Summer of 2003
After wearing the Enn’s dress to two events where the temperature was around 100 degrees, I decided that I really needed something cooler if I was going to go to anything during the summer time. This turned out to be a wise decision as we had one of the warmest summers on record for Seattle in 2003 and I had lots of chances to wear this new very cool linen dress.
The dress was inspired by the green dress with brown guards in the lower right hand side of the above painting from Die Augsburger Monatsbilder and the color scheme of orange and black was inspired by the lady in the front right and the serving woman in the back left, peeking around the pillar by the door.
Die Augsburger Monatsbilder is a set of 4 murals done in Augsburg, Germany in the 1520’s. There is a mural for each season, and each mural depicts three months out of the year, depicting activities done in each month. These murals give a glimpse of the clothing and hats worn by a wide spectrum of social classes in Augsburg. Here is Winter,Spring,Summer, Fall. . The whole thing is luscious eye candy, worthy of drooling over and going in for the close ups.
For the coolness factor, I chose linen for this dress. Fortunately for me, Fabric-store.com had 5.3 oz linen on sale in exactly the colors I needed for this dress so I was set! The dress is completely made out of linen, including the interlining of the bodice and the guard fabric.
I used the bodice from the Enn’s gown that I already had, but made up a new toile and fit it to my figure over a tank top with a shelf bra, as I wanted this dress to be self supporting and not need a corset. Here are pictures of the fitting process. You can see the darts that are pinned in from the armhole and the take up at the shoulders that was needed . After I had the bodice pretty wrinkle free, I marked with a washable pen on both sides of the pin lines down the front of the bodice and also the tops and bottoms of the darts, and the pin lines on the shoulders.
Then I carefully unpinned the front and the shoulders and ironed the fronts flat, then I traced around the new front with the pinned in dart . This gave me a front bodice shape that had the gappage at the armhole removed without having to have a dart in the dress. Pretty sneaky uh?
Once I had the bodice fitted, the rest of the dress was pretty easy
To draft the sleeves I referenced the sleeves on diagram 48, Gown worn by Pfalzgrafin Dorothea Sabina von Neuburg in “Patterns of Fashion” by Janet Arnold. This gave me a starting point as to how wide the sleeves should be and the depth of the curve at the top of the sleeve head. Once I had the general shape, I made a mock up with my arm length and took out the excess in the back of the upper arm and smoothed out the line from the armhole to the wrist. The buttons, which you can’t really see, are felted wool balls made from scraps and the buttonholes were done by hand.
From the painting above, we can see the skirt was quite full and seems to have the fullness around the hips that one would expect of a pleated skirt. From other paintings done in the same time period and area, which show better details, we know that pleated skirts were the normal type of skirt worn. Since the skirt in the mural is painted without details, it is hard to determine the pattern of pleats in the skirt, so I used a woodcut from about 50 years later to see how the pleating might have been done. I chose to use this pattern of a knife pleat that starts in the center front and radiates towards the back where the pleat pattern joins. I also made the skirts shorter, just like this milk maid on the right, for easy walking and less tripage over the hem.

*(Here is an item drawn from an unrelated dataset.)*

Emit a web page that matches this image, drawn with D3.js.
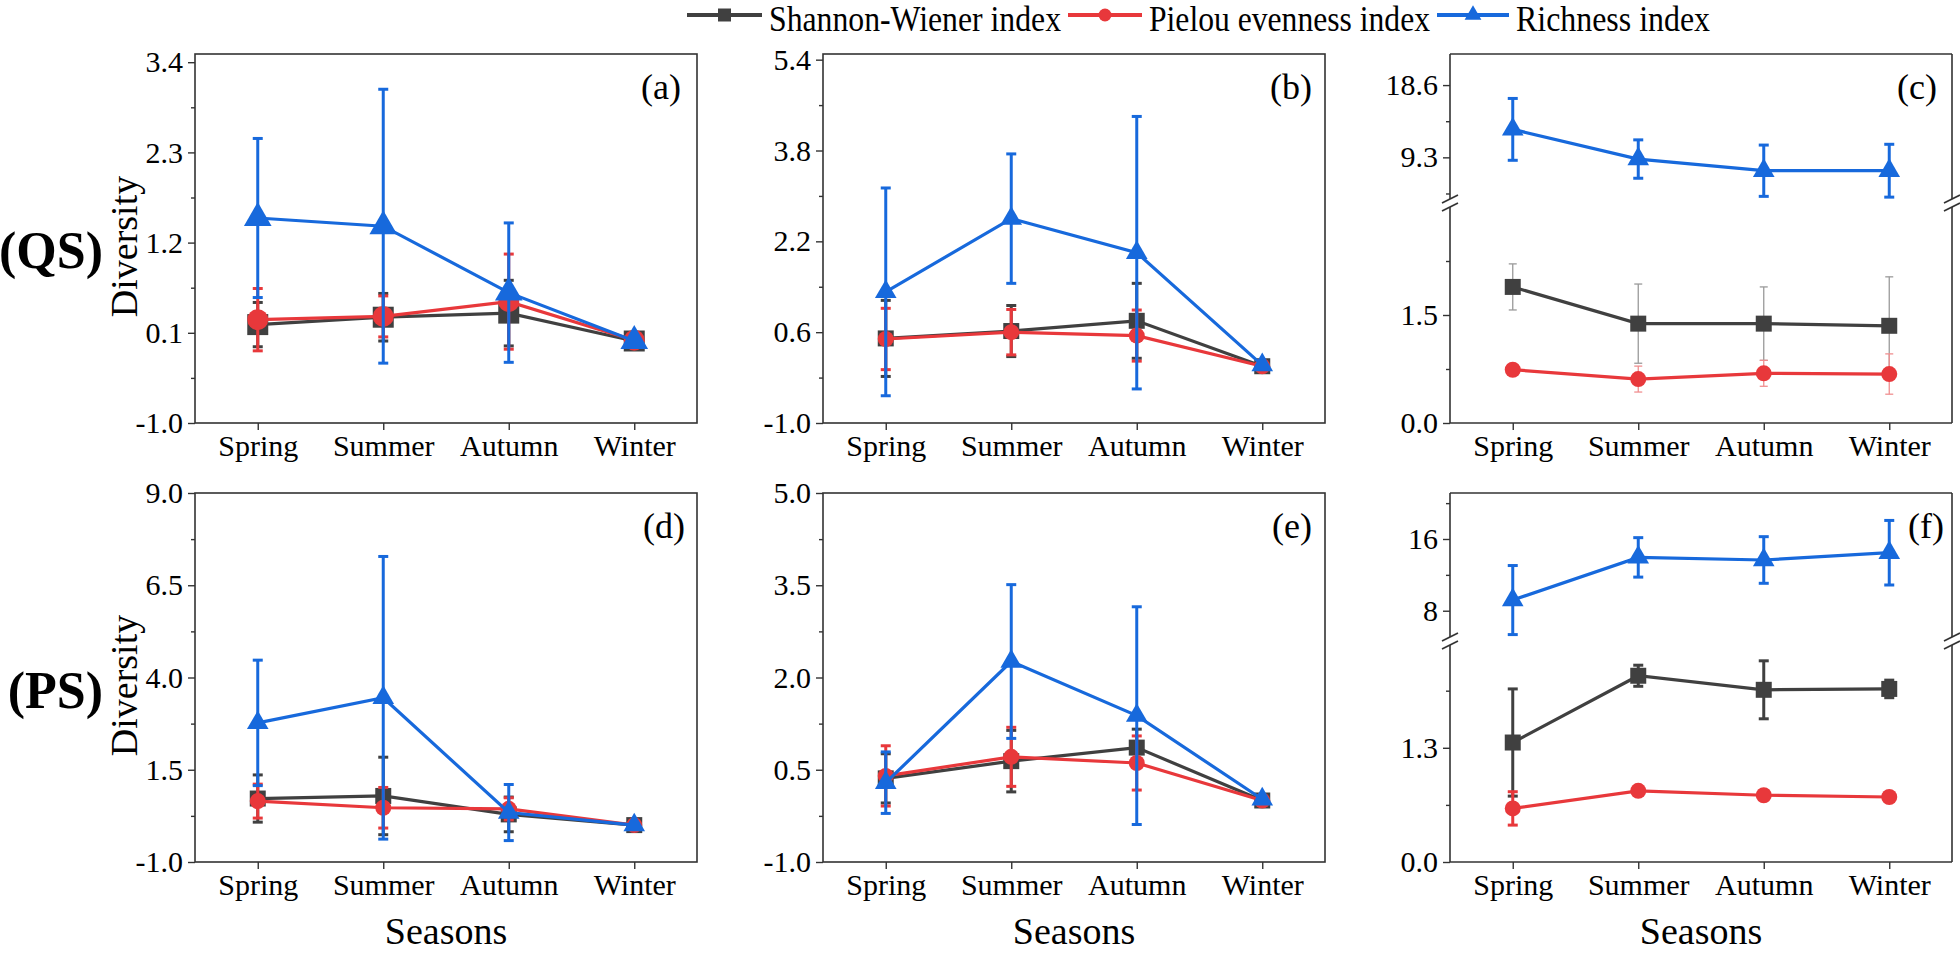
<!DOCTYPE html>
<html><head><meta charset="utf-8">
<script src="https://cdn.jsdelivr.net/npm/d3@7"></script>
<style>
body{margin:0;background:#fff}
svg{display:block}
</style>
</head><body>
<svg id="chart" width="1960" height="954" font-family="'Liberation Serif', 'Times New Roman', Times, serif"></svg>
<script>
// ---------------- DATA ----------------
const seasons = ["Spring", "Summer", "Autumn", "Winter"];
const seriesNames = ["Shannon-Wiener index", "Pielou evenness index", "Richness index"];
const panelLabels = ["(a)", "(b)", "(c)", "(d)", "(e)", "(f)"];
const rowLabels = ["(QS)", "(PS)"];
const yTitle = "Diversity";
const xTitle = "Seasons";

// one row per panel (a..f), one value per season
const shannonMean = [
  [0.20, 0.29, 0.34, 0.00],
  [0.49, 0.62, 0.80, 0.00],
  [1.89, 1.38, 1.38, 1.35],
  [0.72, 0.79, 0.29, 0.00],
  [0.36, 0.64, 0.86, 0.00],
  [1.36, 2.12, 1.96, 1.97]
];
const shannonErr = [
  [0.27, 0.29, 0.40, 0.02],
  [0.67, 0.45, 0.66, 0.03],
  [0.32, 0.55, 0.51, 0.68],
  [0.64, 1.05, 0.47, 0.03],
  [0.40, 0.50, 0.30, 0.03],
  [0.61, 0.12, 0.33, 0.10]
];
const pielouMean = [
  [0.26, 0.30, 0.48, 0.01],
  [0.48, 0.60, 0.54, 0.00],
  [0.74, 0.61, 0.69, 0.68],
  [0.65, 0.47, 0.44, 0.00],
  [0.40, 0.71, 0.61, 0.00],
  [0.61, 0.81, 0.76, 0.74]
];
const pielouErr = [
  [0.38, 0.25, 0.58, 0.02],
  [0.54, 0.40, 0.45, 0.03],
  [0.03, 0.18, 0.18, 0.28],
  [0.46, 0.55, 0.30, 0.03],
  [0.49, 0.48, 0.44, 0.03],
  [0.19, 0.03, 0.05, 0.02]
];
const richnessMean = [
  [1.50, 1.40, 0.59, 0.00],
  [1.31, 2.60, 2.00, 0.02],
  [12.9, 9.08, 7.58, 7.58],
  [2.77, 3.45, 0.34, 0.00],
  [0.29, 2.26, 1.38, 0.02],
  [9.19, 13.95, 13.66, 14.47]
];
const richnessErr = [
  [0.97, 1.67, 0.85, 0.02],
  [1.83, 1.14, 2.40, 0.03],
  [3.98, 2.47, 3.30, 3.40],
  [1.70, 3.83, 0.76, 0.03],
  [0.50, 1.25, 1.77, 0.03],
  [3.85, 2.20, 2.60, 3.60]
];

// tick labels
const ticksA = [-1.0, 0.1, 1.2, 2.3, 3.4];
const ticksB = [-1.0, 0.6, 2.2, 3.8, 5.4];
const ticksCLow = [0.0, 1.5];
const ticksCHigh = [9.3, 18.6];
const ticksD = [-1.0, 1.5, 4.0, 6.5, 9.0];
const ticksE = [-1.0, 0.5, 2.0, 3.5, 5.0];
const ticksFLow = [0.0, 1.3];
const ticksFHigh = [8, 16];

// ---------------- LAYOUT / STYLE ----------------
const FONT = "'Liberation Serif', 'Times New Roman', Times, serif";
const colors = ["#404040", "#e8383b", "#1769dc"];
const thinColors = ["#9a9a9a", "#f08f90", "#1769dc"];
const colX = [195, 823, 1450];
const rowY = [54, 493];
const pw = 502, ph = 369;
const axisColor = "#333";
const f1 = v => v.toFixed(1);
const f0 = v => v.toFixed(0);

const panels = [
  {col:0, row:0, domain:[-1, 3.5], ticks:ticksA, minor:[-0.45, 0.65, 1.75, 2.85], fmt:f1, msz:21, ldx:16},
  {col:1, row:0, domain:[-1, 5.5], ticks:ticksB, minor:[-0.2, 1.4, 3.0, 4.6], fmt:f1, msz:16, ldx:13},
  {col:2, row:0, broken:true, thin:true, msz:16, ldx:15,
    low:{domain:[0, 3.0], range:[ph, 153], ticks:ticksCLow, minor:[0.75, 2.25], fmt:f1},
    high:{domain:[3.94, 22.6], range:[145, 0], ticks:ticksCHigh, minor:[4.65, 13.95], fmt:f1}},
  {col:0, row:1, domain:[-1, 9], ticks:ticksD, minor:[0.25, 2.75, 5.25, 7.75], fmt:f1, msz:16, ldx:12},
  {col:1, row:1, domain:[-1, 5], ticks:ticksE, minor:[-0.25, 1.25, 2.75, 4.25], fmt:f1, msz:16, ldx:13},
  {col:2, row:1, broken:true, msz:16, ldx:8,
    low:{domain:[0, 2.47], range:[ph, 152], ticks:ticksFLow, minor:[0.65, 1.95], fmt:f1},
    high:{domain:[5.07, 21.13], range:[144, 0], ticks:ticksFHigh, minor:[12, 20], fmt:f0}}
];

const svg = d3.select("#chart");
const means = [shannonMean, pielouMean, richnessMean];
const errs = [shannonErr, pielouErr, richnessErr];

function marker(k, sz) {
  if (k === 0) return d3.symbol(d3.symbolSquare, sz * sz)();
  if (k === 1) return d3.symbol(d3.symbolCircle, Math.PI * (sz / 2) * (sz / 2))();
  const side = sz * 1.2;
  return d3.symbol(d3.symbolTriangle, Math.sqrt(3) / 4 * side * side)();
}

function drawYAxis(g, scale, ticks, minor, fmt) {
  const ax = g.append("g").call(d3.axisLeft(scale).tickValues(ticks).tickFormat(fmt).tickSize(7).tickPadding(5));
  ax.select(".domain").remove();
  ax.attr("font-family", FONT).attr("font-size", 30);
  ax.selectAll("line").attr("stroke", axisColor).attr("stroke-width", 1.4);
  const mn = g.append("g").call(d3.axisLeft(scale).tickValues(minor).tickFormat("").tickSize(4));
  mn.select(".domain").remove();
  mn.selectAll("line").attr("stroke", axisColor).attr("stroke-width", 1.4);
}

panels.forEach((p, pi) => {
  const g = svg.append("g").attr("transform", `translate(${colX[p.col]},${rowY[p.row]})`);
  const x = d3.scalePoint().domain(seasons).range([0, pw]).padding(0.5);

  let yLow, yHigh;
  if (p.broken) {
    yLow = d3.scaleLinear().domain(p.low.domain).range(p.low.range);
    yHigh = d3.scaleLinear().domain(p.high.domain).range(p.high.range);
    drawYAxis(g, yLow, p.low.ticks, p.low.minor, p.low.fmt);
    drawYAxis(g, yHigh, p.high.ticks, p.high.minor, p.high.fmt);
  } else {
    yLow = yHigh = d3.scaleLinear().domain(p.domain).range([ph, 0]);
    drawYAxis(g, yLow, p.ticks, p.minor, p.fmt);
  }

  // x axis
  const xa = g.append("g").attr("transform", `translate(0,${ph})`)
    .call(d3.axisBottom(x).tickSize(7).tickPadding(5));
  xa.select(".domain").remove();
  xa.attr("font-family", FONT).attr("font-size", 30);
  xa.selectAll("line").attr("stroke", axisColor).attr("stroke-width", 1.4);

  // frame
  const fr = g.append("g").attr("stroke", axisColor).attr("stroke-width", 1.6).attr("fill", "none");
  if (p.broken) {
    const yb1 = p.high.range[0], yb2 = p.low.range[1];
    fr.append("line").attr("x1", 0).attr("x2", pw).attr("y1", 0).attr("y2", 0);
    fr.append("line").attr("x1", 0).attr("x2", pw).attr("y1", ph).attr("y2", ph);
    [0, pw].forEach(xx => {
      fr.append("line").attr("x1", xx).attr("x2", xx).attr("y1", 0).attr("y2", yb1);
      fr.append("line").attr("x1", xx).attr("x2", xx).attr("y1", yb2).attr("y2", ph);
      [yb1, yb2].forEach(yy => {
        fr.append("line").attr("x1", xx - 8).attr("x2", xx + 8).attr("y1", yy + 4).attr("y2", yy - 4);
      });
    });
  } else {
    fr.append("rect").attr("x", 0).attr("y", 0).attr("width", pw).attr("height", ph);
  }

  // series
  [0, 1, 2].forEach(k => {
    const y = k === 2 ? yHigh : yLow;
    const m = means[k][pi], e = errs[k][pi];
    const data = seasons.map((s, i) => ({s, v: m[i], e: e[i]}));
    const thin = p.thin && k < 2;
    const ecol = thin ? thinColors[k] : colors[k];
    const sg = g.append("g");
    sg.append("path").datum(data)
      .attr("d", d3.line().x(d => x(d.s)).y(d => y(d.v)))
      .attr("fill", "none").attr("stroke", colors[k]).attr("stroke-width", 3.2);
    const eb = sg.append("g").attr("stroke", ecol).attr("stroke-width", thin ? 1.3 : 3);
    const cw = thin ? 4 : 5;
    data.forEach(d => {
      const y1 = y(d.v + d.e), y2 = y(d.v - d.e), xx = x(d.s);
      eb.append("line").attr("x1", xx).attr("x2", xx).attr("y1", y1).attr("y2", y2);
      eb.append("line").attr("x1", xx - cw).attr("x2", xx + cw).attr("y1", y1).attr("y2", y1);
      eb.append("line").attr("x1", xx - cw).attr("x2", xx + cw).attr("y1", y2).attr("y2", y2);
    });
    sg.selectAll("path.mk").data(data).join("path").attr("class", "mk")
      .attr("transform", d => `translate(${x(d.s)},${y(d.v)})`)
      .attr("d", marker(k, k === 2 ? p.msz + 2 : p.msz))
      .attr("fill", colors[k]);
  });

  // panel label
  g.append("text").attr("x", pw - p.ldx).attr("y", 45).attr("text-anchor", "end")
    .attr("font-size", 36).text(panelLabels[pi]);

  // axis titles
  if (p.col === 0) {
    g.append("text").attr("transform", `translate(${137 - colX[0]},${ph / 2 + 8}) rotate(-90)`)
      .attr("text-anchor", "middle").attr("font-size", 38).text(yTitle);
  }
  if (p.row === 1) {
    g.append("text").attr("x", pw / 2).attr("y", 944 - rowY[1])
      .attr("text-anchor", "middle").attr("font-size", 38).text(xTitle);
  }
});

// row labels
svg.append("text").attr("x", 103).attr("y", 268).attr("text-anchor", "end")
  .attr("font-size", 52).attr("font-weight", "bold").text(rowLabels[0]);
svg.append("text").attr("x", 103).attr("y", 708).attr("text-anchor", "end")
  .attr("font-size", 52).attr("font-weight", "bold").text(rowLabels[1]);

// legend
const legPos = [{x0:687, x1:762, tx:769, w:292}, {x0:1068, x1:1142, tx:1149, w:281}, {x0:1437, x1:1509, tx:1516, w:194}];
const lg = svg.append("g");
legPos.forEach((lp, k) => {
  lg.append("line").attr("x1", lp.x0).attr("x2", lp.x1).attr("y1", 15).attr("y2", 15)
    .attr("stroke", colors[k]).attr("stroke-width", 4);
  lg.append("path").attr("transform", `translate(${(lp.x0 + lp.x1) / 2},15)`)
    .attr("d", marker(k, k === 2 ? 14 : 13)).attr("fill", colors[k]);
  lg.append("text").attr("x", lp.tx).attr("y", 31).attr("font-size", 35)
    .attr("textLength", lp.w).attr("lengthAdjust", "spacingAndGlyphs").text(seriesNames[k]);
});

svg.selectAll("text").style("font-family", FONT).style("fill", "#000");
</script>
</body></html>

Bride from Frankfurt and a Maid from Nurnburg
The skirt and the bodice were finished separately and the finished edges where whip-stitched together. This makes for a very nice finish on the inside and outside of the waist. The sleeves were also finished separately and whip-stitched into the armholes. Next time I will probably sew then into the armholes and lay a strip of straight grain fabric to cover over the raw edges, which is a more period finish for the arm scythe seam.
The pattern of the black guards on the skirt was taken from this picture from Im Frauenzimmer of a young girl from Augsburg. The guards themselves are made out of strips of black linen, cut on the straight and sewn to the skirt. Next time I will sew them into the skirt instead of on top of, as the linen has puckered underneath the guard, and the guard has too, but in a different way. No way to iron it flat either. *sigh*
The finished dress, front, side and back (the stripes really are even, its just the ground that causes the slant), and finally with the proper accessories, an apron and a basket. The last picture really shows the true orange of the dress.